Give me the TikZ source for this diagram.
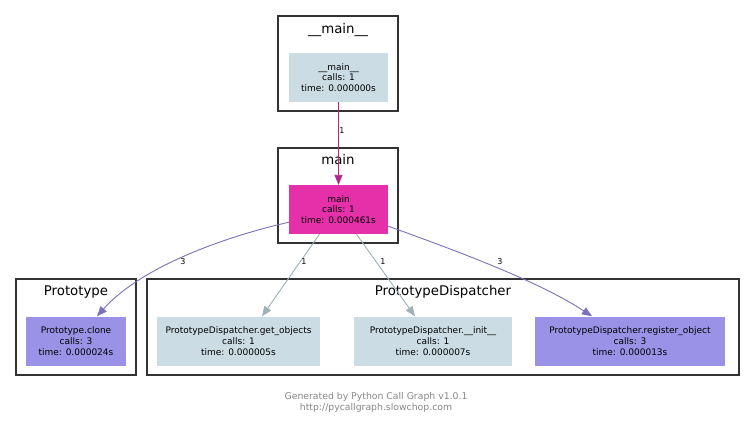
\documentclass[tikz,border=0pt]{standalone}
\usepackage{fontspec}
\setmainfont{DejaVu Sans}
\usetikzlibrary{arrows.meta,calc}
\definecolor{nodeblue}{RGB}{204,220,228}
\definecolor{nodemag}{RGB}{229,48,170}
\definecolor{nodepur}{RGB}{154,146,230}
\definecolor{edgemag}{RGB}{181,36,143}
\definecolor{edgepur}{RGB}{124,112,185}
\definecolor{edgegray}{RGB}{160,176,184}
\definecolor{clusterline}{RGB}{51,51,51}
\tikzset{
  cluster/.style={draw=clusterline,line width=2.8pt},
  ctitle/.style={font=\fontsize{13.3}{15}\selectfont,anchor=center},
  fn/.style={draw=none,minimum height=49pt,inner sep=0pt,align=center,
    font=\fontsize{9}{10.8}\selectfont},
  elabel/.style={font=\fontsize{8}{9}\selectfont,inner sep=0.5pt},
  arr/.style={-{Triangle[length=10pt,width=8pt]},line width=0.9pt},
}
\begin{document}
\begin{tikzpicture}[x=1pt,y=-1pt]
\useasboundingbox[fill=white] (0,0) rectangle (752,425);
% clusters
\draw[cluster] (278,16) rectangle (398,111);
\node[ctitle] (t1) at (338,30) {\_\_main\_\_};
\draw[cluster] (278,148) rectangle (398,243);
\node[ctitle] (t2) at (338,160) {main};
\draw[cluster] (16,279) rectangle (136,375);
\node[ctitle] (t3) at (76,292) {Prototype};
\draw[cluster] (147,279) rectangle (739,375);
\node[ctitle] (t4) at (443,292) {PrototypeDispatcher};
% nodes
\node[fn,fill=nodeblue,minimum width=99pt] (mm) at (338.5,77.5) {\_\_main\_\_\\calls: 1\\time: 0.000000s};
\node[fn,fill=nodemag,minimum width=99pt] (main) at (338.5,209.5) {main\\calls: 1\\time: 0.000461s};
\node[fn,fill=nodepur,minimum width=100pt] (clone) at (76,341) {Prototype.clone\\calls: 3\\time: 0.000024s};
\node[fn,fill=nodeblue,minimum width=163pt] (get) at (238.5,341) {PrototypeDispatcher.get\_objects\\calls: 1\\time: 0.000005s};
\node[fn,fill=nodeblue,minimum width=158pt] (init) at (433,341) {PrototypeDispatcher.\_\_init\_\_\\calls: 1\\time: 0.000007s};
\node[fn,fill=nodepur,minimum width=190pt] (reg) at (630,341) {PrototypeDispatcher.register\_object\\calls: 3\\time: 0.000013s};
% edges
\draw[arr,draw=edgemag] (mm.south) -- (main.north);
\node[elabel] (l0) at (342,131) {1};
\draw[arr,draw=edgepur] ($(main.south west)+(0,-12)$) .. controls (220,238) and (140,268) .. ($(clone.north)+(21,0)$);
\node[elabel] (l1) at (183,262) {3};
\draw[arr,draw=edgegray] ($(main.south)+(-19,0)$) -- ($(get.north)+(23.5,0)$);
\node[elabel] (l2) at (304,262) {1};
\draw[arr,draw=edgegray] ($(main.south)+(18,0)$) -- ($(init.north)+(-18,0)$);
\node[elabel] (l3) at (383,262) {1};
\draw[arr,draw=edgepur] ($(main.south east)+(0,-8)$) .. controls (460,252) and (540,282) .. ($(reg.north)+(-38,0)$);
\node[elabel] (l4) at (500,262) {3};
% footer
\node[font=\fontsize{9.3}{11}\selectfont,text=black!47,align=center] (foot) at (376,402.5) {Generated by Python Call Graph v1.0.1\\http://pycallgraph.slowchop.com};
\end{tikzpicture}
\end{document}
--------------------------------------------------
▶ _Objective_: Using the data above, write out every line exactly, leaving the images behind.

▶ _Result of the task_:
Give me the TikZ source for this diagram.
\documentclass[tikz,border=0pt]{standalone}
\usepackage{fontspec}
\setmainfont{DejaVu Sans}
\usetikzlibrary{arrows.meta,calc}
\definecolor{nodeblue}{RGB}{204,220,228}
\definecolor{nodemag}{RGB}{229,48,170}
\definecolor{nodepur}{RGB}{154,146,230}
\definecolor{edgemag}{RGB}{181,36,143}
\definecolor{edgepur}{RGB}{124,112,185}
\definecolor{edgegray}{RGB}{160,176,184}
\definecolor{clusterline}{RGB}{51,51,51}
\tikzset{
  cluster/.style={draw=clusterline,line width=2.8pt},
  ctitle/.style={font=\fontsize{13.3}{15}\selectfont,anchor=center},
  fn/.style={draw=none,minimum height=49pt,inner sep=0pt,align=center,
    font=\fontsize{9}{10.8}\selectfont},
  elabel/.style={font=\fontsize{8}{9}\selectfont,inner sep=0.5pt},
  arr/.style={-{Triangle[length=10pt,width=8pt]},line width=0.9pt},
}
\begin{document}
\begin{tikzpicture}[x=1pt,y=-1pt]
\useasboundingbox[fill=white] (0,0) rectangle (752,425);
% clusters
\draw[cluster] (278,16) rectangle (398,111);
\node[ctitle] (t1) at (338,30) {\_\_main\_\_};
\draw[cluster] (278,148) rectangle (398,243);
\node[ctitle] (t2) at (338,160) {main};
\draw[cluster] (16,279) rectangle (136,375);
\node[ctitle] (t3) at (76,292) {Prototype};
\draw[cluster] (147,279) rectangle (739,375);
\node[ctitle] (t4) at (443,292) {PrototypeDispatcher};
% nodes
\node[fn,fill=nodeblue,minimum width=99pt] (mm) at (338.5,77.5) {\_\_main\_\_\\calls: 1\\time: 0.000000s};
\node[fn,fill=nodemag,minimum width=99pt] (main) at (338.5,209.5) {main\\calls: 1\\time: 0.000461s};
\node[fn,fill=nodepur,minimum width=100pt] (clone) at (76,341) {Prototype.clone\\calls: 3\\time: 0.000024s};
\node[fn,fill=nodeblue,minimum width=163pt] (get) at (238.5,341) {PrototypeDispatcher.get\_objects\\calls: 1\\time: 0.000005s};
\node[fn,fill=nodeblue,minimum width=158pt] (init) at (433,341) {PrototypeDispatcher.\_\_init\_\_\\calls: 1\\time: 0.000007s};
\node[fn,fill=nodepur,minimum width=190pt] (reg) at (630,341) {PrototypeDispatcher.register\_object\\calls: 3\\time: 0.000013s};
% edges
\draw[arr,draw=edgemag] (mm.south) -- (main.north);
\node[elabel] (l0) at (342,131) {1};
\draw[arr,draw=edgepur] ($(main.south west)+(0,-12)$) .. controls (220,238) and (140,268) .. ($(clone.north)+(21,0)$);
\node[elabel] (l1) at (183,262) {3};
\draw[arr,draw=edgegray] ($(main.south)+(-19,0)$) -- ($(get.north)+(23.5,0)$);
\node[elabel] (l2) at (304,262) {1};
\draw[arr,draw=edgegray] ($(main.south)+(18,0)$) -- ($(init.north)+(-18,0)$);
\node[elabel] (l3) at (383,262) {1};
\draw[arr,draw=edgepur] ($(main.south east)+(0,-8)$) .. controls (460,252) and (540,282) .. ($(reg.north)+(-38,0)$);
\node[elabel] (l4) at (500,262) {3};
% footer
\node[font=\fontsize{9.3}{11}\selectfont,text=black!47,align=center] (foot) at (376,402.5) {Generated by Python Call Graph v1.0.1\\http://pycallgraph.slowchop.com};
\end{tikzpicture}
\end{document}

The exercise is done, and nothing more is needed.